5.08.2006

Murmúrios de Maio

Falaram-me no Dia da Mãe. Fiquei triste. De relance pude ver os olhos de minha mãe, lá longe, quando sorriam para mim. É... fiquei triste, não pude tocar-lhe os olhos nem o rosto, como fazia em menino sentado no seu colo.

Entrava Maio e ainda corria um murmúrio vindo das ruas de Chicago desde 1886, que assinalava a vitória dos operários sobre as quarenta e oito horas de trabalho semanal. Ah, e a coragem daquelas mulheres que em 8 de Março de 1857 entraram em greve e ocuparam a fábrica na luta pela redução de 16 para 10 horas de trabalho diário!

7 de Maio. Nessa tarde estávamos na margem do Sena sentados no chão a desfolhar livros velhos num alfarrabista e a saborear uma cola. Ele, o alfarrabista, parecia ser um timorense simpático e bem humorado. Sabendo-me português, colocou-me nas mãos um livro de José Saramago, Levantados do Chão, com a capa já carcomida pelo tempo.

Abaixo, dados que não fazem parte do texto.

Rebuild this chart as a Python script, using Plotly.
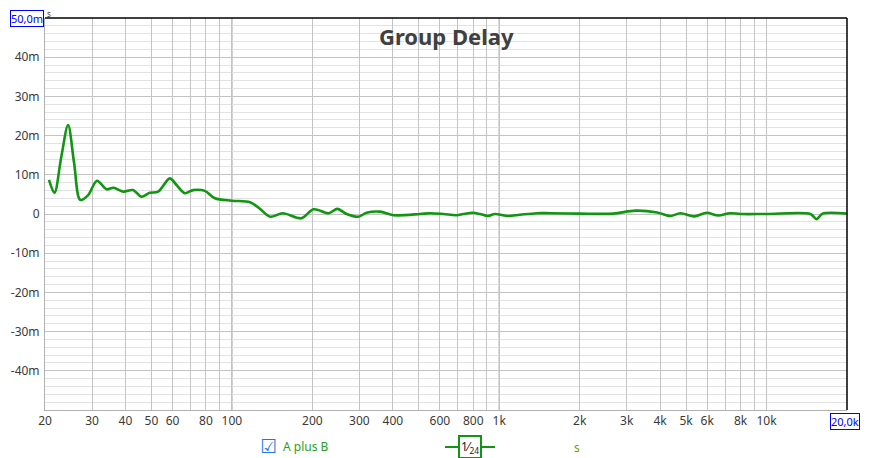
import numpy as np
import plotly.graph_objs as go

# Group delay readings (A plus B), 1/24 octave smoothing
freq_hz = [20.7, 21.7, 23.0, 24.4, 25.7, 27.1, 29.0, 31.3, 34.0, 36.1, 39.2, 42.7,
           45.9, 49.3, 53.0, 58.6, 62.1, 66.7, 71.6, 79.2, 86.4, 100, 117, 127,
           139, 155, 182, 202, 230, 248, 269, 297, 319, 358, 402, 506, 551, 618,
           693, 734, 797, 847, 909, 963, 1081, 1196, 1383, 1552, 2000, 2670, 3230,
           3900, 4370, 4760, 5370, 5970, 6600, 7300, 8000, 10000, 14600, 15400,
           16200, 20000]
delay_ms = [8.7, 5.4, 14.5, 22.7, 13.0, 3.6, 4.8, 8.5, 6.3, 6.7, 5.7, 6.1,
            4.4, 5.4, 5.7, 9.1, 7.4, 5.3, 6.1, 5.9, 4.0, 3.4, 3.0, 1.4,
            -0.7, 0.2, -1.1, 1.2, 0.2, 1.3, 0.0, -0.7, 0.3, 0.6, -0.3, 0.0, 0.2, 0.0,
            -0.3, 0.0, 0.3, 0.0, -0.5, 0.0, -0.5, -0.2, 0.2, 0.2, 0.1, 0.1, 0.85,
            0.4, -0.5, 0.2, -0.6, 0.3, -0.4, 0.2, 0.0, 0.0, 0.0, -1.3,
            0.1, 0.1]

# axis ticks
x_tickvals = [20, 30, 40, 50, 60, 70, 80, 90,
              100, 200, 300, 400, 500, 600, 700, 800, 900,
              1000, 2000, 3000, 4000, 5000, 6000, 7000, 8000, 9000, 10000, 20000]
x_ticktext = ['20', '30', '40', '50', '60', '', '80', '',
              '100', '200', '300', '400', '', '600', '', '800', '',
              '1k', '2k', '3k', '4k', '5k', '6k', '', '8k', '', '10k', '']
decades = [100, 1000, 10000]
y_tickvals = [-40, -30, -20, -10, 0, 10, 20, 30, 40]
y_ticktext = ['-40m', '-30m', '-20m', '-10m', '0', '10m', '20m', '30m', '40m']

# page body has an 8px margin, so the figure is drawn 8px in from the window corner
OFF = 8
W, H = 869 - OFF, 458 - OFF
# plot area in window pixels
L, R, T, B = 45, 847, 18, 410


def px(x):
    return (x - L) / (R - L)


def py(y):
    return (B - y) / (B - T)


trace = go.Scatter(x=freq_hz, y=delay_ms, mode='lines', name='A plus B',
                   line=dict(color='rgb(16,150,16)', width=2.6,
                             shape='spline', smoothing=0.9))

font = dict(family='Noto Sans, sans-serif', size=12, color='#3a3a3a')

layout = go.Layout(
    width=W, height=H,
    margin=dict(l=L - OFF, r=W - (R - OFF), t=T - OFF, b=H - (B - OFF), autoexpand=False),
    paper_bgcolor='white', plot_bgcolor='white',
    showlegend=False,
    font=font,
    xaxis=dict(type='log', range=[np.log10(20), np.log10(20000)],
               tickvals=x_tickvals, ticktext=x_ticktext, ticks='',
               showgrid=True, gridcolor='#c4c4c4', gridwidth=1,
               showline=True, linecolor='#b0b0b0', linewidth=1,
               zeroline=False, tickfont=font, automargin=False),
    yaxis=dict(range=[-50, 50], tickvals=y_tickvals, ticktext=y_ticktext,
               ticks='', showgrid=True, gridcolor='#c4c4c4', gridwidth=1,
               minor=dict(dtick=2, tick0=0, showgrid=True,
                          gridcolor='#e2e2e2', gridwidth=1),
               showline=True, linecolor='#b0b0b0', linewidth=1,
               zeroline=False, tickfont=font, automargin=False, ticklabelstandoff=2),
)

fig = go.Figure(data=[trace], layout=layout)

# darker decade lines
for d in decades:
    fig.add_shape(type='line', x0=d, x1=d, y0=0, y1=1, xref='x', yref='paper',
                  line=dict(color='#808080', width=1), layer='between')

# black top and right borders
fig.add_shape(type='line', x0=0, x1=1, y0=1, y1=1, xref='paper', yref='paper',
              line=dict(color='black', width=1.5))
fig.add_shape(type='line', x0=1, x1=1, y0=0, y1=1, xref='paper', yref='paper',
              line=dict(color='black', width=1.5))


def note(text, x, y, **kw):
    fig.add_annotation(text=text, x=px(x), y=py(y), xref='paper', yref='paper',
                       xanchor=kw.pop('xanchor', 'center'), yanchor='middle',
                       showarrow=False, **kw)


# title
note('<b>Group Delay</b>', 446, 36,
     font=dict(family='Noto Sans, sans-serif', size=22, color='#404040'))

# axis unit and range end boxes
note('50,0m', 27, 19, bordercolor='blue', borderwidth=1, borderpad=0, bgcolor='white',
     font=dict(family='Noto Sans, sans-serif', size=11, color='blue'))
note('s', 49, 13.5, font=dict(size=8, color='#404040'))
note('20,0k', 845, 422, bordercolor='blue', borderwidth=1, borderpad=0, bgcolor='white',
     font=dict(family='Noto Sans, sans-serif', size=11, color='blue'))

# legend row
note('☑', 268, 446, font=dict(family='DejaVu Sans', size=19, color='#1e78e0'))
note('A plus B', 281, 446, xanchor='left',
     font=dict(family='Noto Sans, sans-serif', size=12, color='#2aa01e'))
fig.add_shape(type='line', x0=px(445), x1=px(495), y0=py(447), y1=py(447),
              xref='paper', yref='paper', line=dict(color='rgb(16,150,16)', width=2))
note('1⁄<sub>24</sub>', 470, 447, bgcolor='white', bordercolor='rgb(16,150,16)',
     borderwidth=2, borderpad=1,
     font=dict(family='Noto Sans, sans-serif', size=12, color='#222222'))
note('s', 577, 447, font=dict(family='Noto Sans, sans-serif', size=12, color='#6aa010'))

fig.write_html('out.html')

O alfarrabista dizia gostar de Maio e da força dos dias que em Maio para ele representam. Dizia gostar do Dia da Mãe, mas detestar as mães que, por miséria das maiores misérias, vendem ou abandonam os filhos. Dizia gostar do Dia da Mãe, mas mal dizer todas as mães barrigas-de-aluguer para ricos e burgueses. E dizia gostar das fêmeas selvagens porque defendem os filhos até à morte. Como as Mães de Timor

Quando o alfarrabista confessou estes gostos e desgostos, teve o meu acordo. Estava a lembrar-me das passagens da infância e das lágrimas de minha mãe pela falta do pão.